Adding a Node with pgBackRest

You can use a pgBackRest backup to populate a new cluster node, and then add that node to your cluster with the Spock extension. In the following high-level walkthrough, we'll walk through the steps you can use to add a fourth node (n4) to a three-node cluster (n1, n2, and n3).

1. Create a Stanza Using pgBackRest

Create a pgBackRest stanza (opens in a new tab). This step is required as it defines the cluster configuration, which is essential for backup and restore operations.

2. Take a Full Backup of Node 1 (n1)

Perform a full backup of your primary node, n1. The backup can be stored in a:

  • S3 bucket.
  • Network-shared folder.
  • Local directory (if all nodes are on the same machine).

3. Restore the Backup to Node 4 (n4)

Restore the backup (opens in a new tab) from n1 to the data directory of n4; this prepares n4 to become a replica of n1.

4. Set Up Streaming Replication on Node 4 (n4)

Configure streaming replication on n4, making the node a replica of n1. This ensures that n4 contains all transactions on n1 since the backup was taken, ensuring n4 is 100% synchronized with n1.

5. Make Nodes 1, 2, and 3 (n1, n2, n3) Read-Only

Use the ALTER command to set nodes n1, n2, and n3 to read-only mode and reload the configuration on these nodes to apply the changes. This step is crucial because n4 has configurations copied from n1 that are not valid for n4. By making the nodes read-only, you ensure no transactions occur while you modify the configurations.
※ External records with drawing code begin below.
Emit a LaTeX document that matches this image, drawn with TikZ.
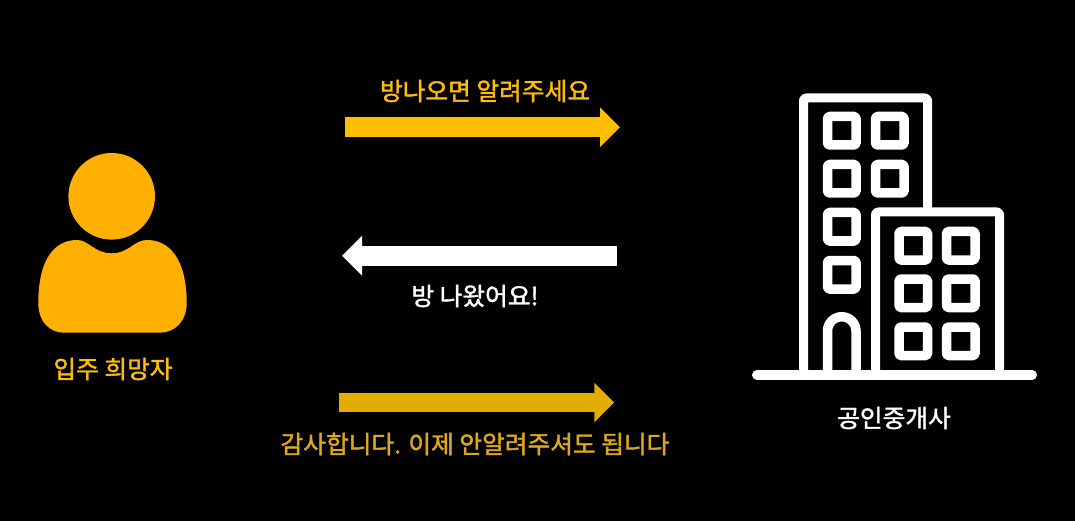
\documentclass[tikz,border=0pt]{standalone}
\usepackage{fontspec}
\usetikzlibrary{arrows.meta}
\setmainfont{Noto Sans CJK KR}[FakeBold=1.6]
\definecolor{personc}{HTML}{FFB000}
\definecolor{arrowa}{HTML}{FFBE00}
\definecolor{arrowc}{HTML}{E2AC00}
\definecolor{labela}{HTML}{FFBC0A}
\definecolor{labelc}{HTML}{DDA81A}
\tikzset{
  x=1pt,y=-1pt,
  lbl/.style={inner sep=0pt,font=\fontsize{24.7}{28}\selectfont},
  flow/.style={line width=19.6pt,-{Triangle[length=20pt,width=38.4pt]}},
  bld/.style={draw=white,line width=9pt,rounded corners=2.5pt,line join=round},
  win/.style={draw=white,line width=9.5pt,rounded corners=1.5pt,line join=round},
}
\begin{document}
\begin{tikzpicture}
\useasboundingbox (0,0) rectangle (1075,521);
\fill[black] (0,0) rectangle (1075,521);

% person
\fill[personc] (111.7,196.3) circle[radius=43.3];
\fill[personc] (77,240) .. controls (89,240) and (94,253.3) .. (111.7,253.3)
  .. controls (129,253.3) and (134,240) .. (147,240)
  .. controls (170,240) and (186.7,260) .. (186.7,303)
  .. controls (186.7,322) and (174,332.7) .. (160,332.7)
  -- (64,332.7)
  .. controls (50,332.7) and (38.3,322) .. (38.3,303)
  .. controls (38.3,260) and (54,240) .. (77,240) -- cycle;
\node[lbl,text=labela] (seeker) at (113,369) {입주 희망자};

% arrows
\coordinate (a1s) at (345,127.3);
\coordinate (a1e) at (620,127.3);
\coordinate (a2s) at (616.7,255.7);
\coordinate (a2e) at (342,255.7);
\coordinate (a3s) at (339.3,402.5);
\coordinate (a3e) at (614.3,402.5);
\draw[flow,draw=arrowa,fill=arrowa] (a1s) -- (a1e);
\draw[flow,draw=white,fill=white] (a2s) -- (a2e);
\draw[flow,draw=arrowc,fill=arrowc] (a3s) -- (a3e);
\node[lbl,text=labela] (msga) at (485,91) {방나오면 알려주세요};
\node[lbl,text=white] (msgb) at (475,296) {방 나왔어요!};
\node[lbl,text=labelc] (msgc) at (475,444) {감사합니다. 이제 안알려주셔도 됩니다};

% buildings
\draw[bld] (803.5,375) -- (803.5,98) -- (927.5,98) -- (927.5,212);
\draw[bld] (875.5,375) -- (875.5,212) -- (999.5,212) -- (999.5,375);
\foreach \wx in {827.5,875.5}
  \foreach \wy in {116.5,164.5}
    \draw[win] (\wx,\wy) rectangle ++(28.5,28.5);
\foreach \wy in {212.5,260.5}
  \draw[win] (827.5,\wy) rectangle ++(28.5,28.5);
\foreach \wx in {899,946.5}
  \foreach \wy in {231.5,279,327}
    \draw[win] (\wx,\wy) rectangle ++(28.5,28.5);
\draw[draw=white,line width=9.5pt] (827.5,375) -- (827.5,331) arc[start angle=180,end angle=360,radius=14.25] -- (856,375);
\draw[white,line width=10pt,line cap=round] (757,375) -- (1032,375);
\node[lbl,text=white] (agent) at (894,418) {공인중개사};
\end{tikzpicture}
\end{document}
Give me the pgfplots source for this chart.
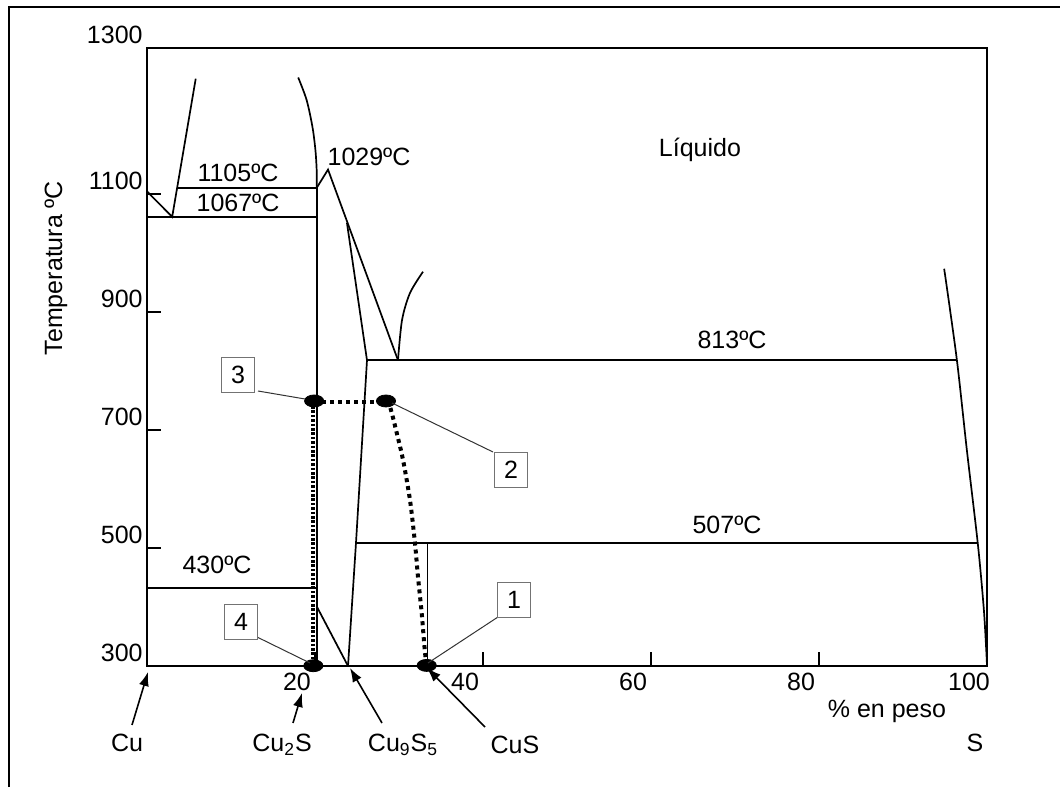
\documentclass[border=0pt]{standalone}
\usepackage{pgfplots}
\pgfplotsset{compat=1.18}
\usepackage{fontspec}
\setmainfont{Liberation Sans}
\usetikzlibrary{arrows.meta}
\begin{document}
\fontsize{12.5}{15}\selectfont
\begin{tikzpicture}[x=0.5pt,y=0.5pt,
  box/.style={draw=black!55, line width=0.8pt, minimum width=16.5pt, minimum height=17.5pt, inner sep=0pt},
  leader/.style={black!80, line width=0.5pt},
  arr/.style={black, line width=0.8pt, -{Latex[length=7pt,width=5pt]}}]
\useasboundingbox (0,0) rectangle (1060,787);
\begin{axis}[
  at={(73.5pt,60.5pt)}, anchor=south west,
  scale only axis, width=420pt, height=309pt,
  xmin=0, xmax=100, ymin=300, ymax=1347,
  clip=false,
  axis line style={line width=1pt},
  tick pos=left, tick align=inside,
  major tick length=7pt,
  tick style={line width=0.8pt, black},
  xtick={20,40,60,80,100}, xticklabels={20,40,60,80,100},
  ytick={300,500,700,900,1100,1347}, yticklabels={300,500,700,900,1100,1300},
  xticklabel style={anchor=north, inner sep=0pt, xshift=-9pt, yshift=-3.5pt},
  yticklabel style={anchor=east, inner sep=0pt, xshift=-2pt, yshift=6.5pt},
  /pgf/number format/assume math mode=true,
  ph/.style={black, line width=0.85pt},
]
% Cu-rich liquidus
\addplot[ph] coordinates {(0,1104) (3.0,1061) (5.8,1295)};
% 1105 and 1067 lines
\addplot[ph] coordinates {(3.55,1110) (20.2,1110)};
\addplot[ph] coordinates {(0,1061) (20.3,1061)};
% Cu2S liquidus (upper curve) and Cu2S line
\addplot[ph, smooth] coordinates {(18.0,1297) (19.0,1259) (19.7,1213) (20.05,1174) (20.2,1140) (20.2,1110)};
\addplot[ph, line width=1pt] coordinates {(20.2,1110) (20.2,300)};
% maximum and liquidus down to eutectic
\addplot[ph] coordinates {(20.2,1110) (21.55,1141) (29.88,818)};
% digenite boundary
\addplot[ph] coordinates {(23.8,1051) (26.19,818) (24.88,508.5) (23.93,300)};
% 813 line
\addplot[ph] coordinates {(26.19,818) (96.43,818)};
% liquidus right of eutectic
\addplot[ph, smooth] coordinates {(29.88,818) (30.36,886) (31.31,932) (32.86,968)};
% S-side curve
\addplot[ph, smooth] coordinates {(94.9,973) (96.4,820) (97.6,666) (98.9,508) (99.6,400) (99.9,330) (100,300)};
% 507 line
\addplot[ph] coordinates {(24.88,508.5) (98.9,508.5)};
% CuS line
\addplot[ph] coordinates {(33.4,508.5) (33.4,300)};
% 430 line
\addplot[ph] coordinates {(0,432) (20.2,432)};
% low temperature boundary
\addplot[ph] coordinates {(20.24,400) (23.93,300)};
% dotted paths
\addplot[black, line width=2.2pt, dash pattern=on 1.3pt off 0.9pt] coordinates {(19.76,748) (19.76,302)};
\addplot[black, line width=2pt, dash pattern=on 2pt off 2pt] coordinates {(19.9,748) (28.45,748)};
\addplot[black, line width=2pt, dash pattern=on 2pt off 2pt, smooth] coordinates {(28.45,748) (28.93,739) (29.73,695) (30.48,649) (31.31,581) (31.9,508.5) (32.26,451) (32.7,390) (33.1,322) (33.35,301)};
% points 1-4
\addplot[only marks, mark=*, mark size=3pt, mark options={xscale=1.6, fill=black, draw=black}] coordinates {(19.9,749) (28.45,749) (19.8,300.5) (33.3,301)};
\end{axis}
% outer frame
\draw[line width=1pt] (8.7,0) -- (8.7,780.3) -- (1060,780.3);
% labels inside
\node at (238,614) {1105ºC};
\node at (238,584) {1067ºC};
\node at (369,630) {1029ºC};
\node at (700,637) {Líquido};
\node at (732,447) {813ºC};
\node at (727,262) {507ºC};
\node at (217,222) {430ºC};
% boxes and leaders
\draw[leader] (258,396) -- (305,388);
\node[box, fill=white] at (238,412) {3};
\draw[leader] (493,335) -- (392,384);
\node[box, fill=white] at (511,317) {2};
\draw[leader] (498,170) -- (428,124);
\node[box, fill=white] at (514,187) {1};
\draw[leader] (257,150) -- (310,124);
\node[box, fill=white] at (241,165) {4};
% bottom labels
\node at (127,44) {Cu};
\node at (282,42) {Cu\textsubscript{2}S};
\node at (403,42) {Cu\textsubscript{9}S\textsubscript{5}};
\node at (515,42) {CuS};
\node at (975,44) {S};
\node at (887,76) {\% en peso};
\draw[arr] (132,62) -- (148,115);
\draw[arr] (293,64) -- (302,94);
\draw[arr] (382,64) -- (350,119);
\draw[arr] (485,60) -- (427,119);
% y label
\node[rotate=90] at (56,518.5) {Temperatura\hspace{3pt}ºC};
\end{tikzpicture}
\end{document}
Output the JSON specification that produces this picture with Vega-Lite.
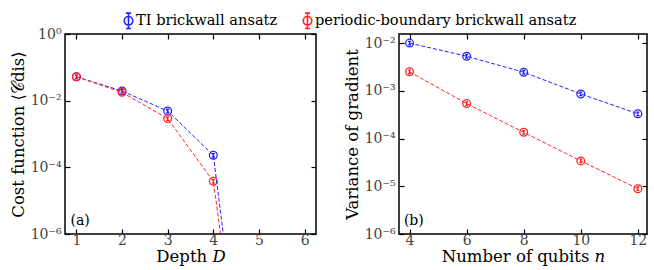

6. Terminate All Transactions on Nodes 1, 2, and 3

Terminate all ongoing transactions on n1, n2, and n3. This prevents any long-running queries from interfering during the configuration changes.

7. Remove Spock from Shared Preload Libraries on n4

Edit the shared_preload_libraries parameter on n4, removing spock; this prevents Spock from using the old configuration from n1 on n4.

8. Start Node 4 (n4)

Start n4, allowing it to become a replica of n1; this step ensures that n4 contains all transactions from n1.

9. Promote Node 4 (n4) to Primary or Standalone

Promote n4 to the role of primary node or configure it as a standalone node with Spock disabled. This step finalizes n4 as the new primary node in your replication setup.

10. Remove All Replication Sets and Nodes

Remove all replication sets and nodes from the configuration. This clears any old replication configurations that are no longer needed.

11. Add Spock to the Shared Preload Libraries parameter on n4

Re-add spock to the shared_preload_libraries parameter on n4. This prepares n4 to handle replication in its new role.

12. Restart Node 4 (n4)

Restart n4 to apply the changes made in the previous steps.

13. Add Node 4 (n4) to Nodes 1, 2, and 3 (n1, n2, n3)

Reintegrate n4 into the replication cluster with n1, n2, and n3.

14. Remove Read-Only Mode from Nodes 1, 2, and 3 (n1, n2, n3)

Remove the read-only mode from n1, n2, and n3, allowing them to resume normal operations.

15. Add Subscriptions Between Nodes

Add the following subscriptions between the new node (n4) and Nodes 1, 2, and 3 (n1, n2, n3)

  • subn1n4 - This syncs n1 with n4
  • subn2n4 - This syncs n2 with n4
  • subn3n4 - This syncs n3 with n4
  • subn4n1 - This syncs n4 with n1
  • subn4n2 - This syncs n4 with n2
  • subn4n3 - This syncs n4 with n3

16. List All Nodes from n1, n2, n3, and n4

Verify that all nodes (n1, n2, n3, and n4) are properly configured and synchronized within the cluster. Ensure that replication is functioning as expected by checking the status of all nodes.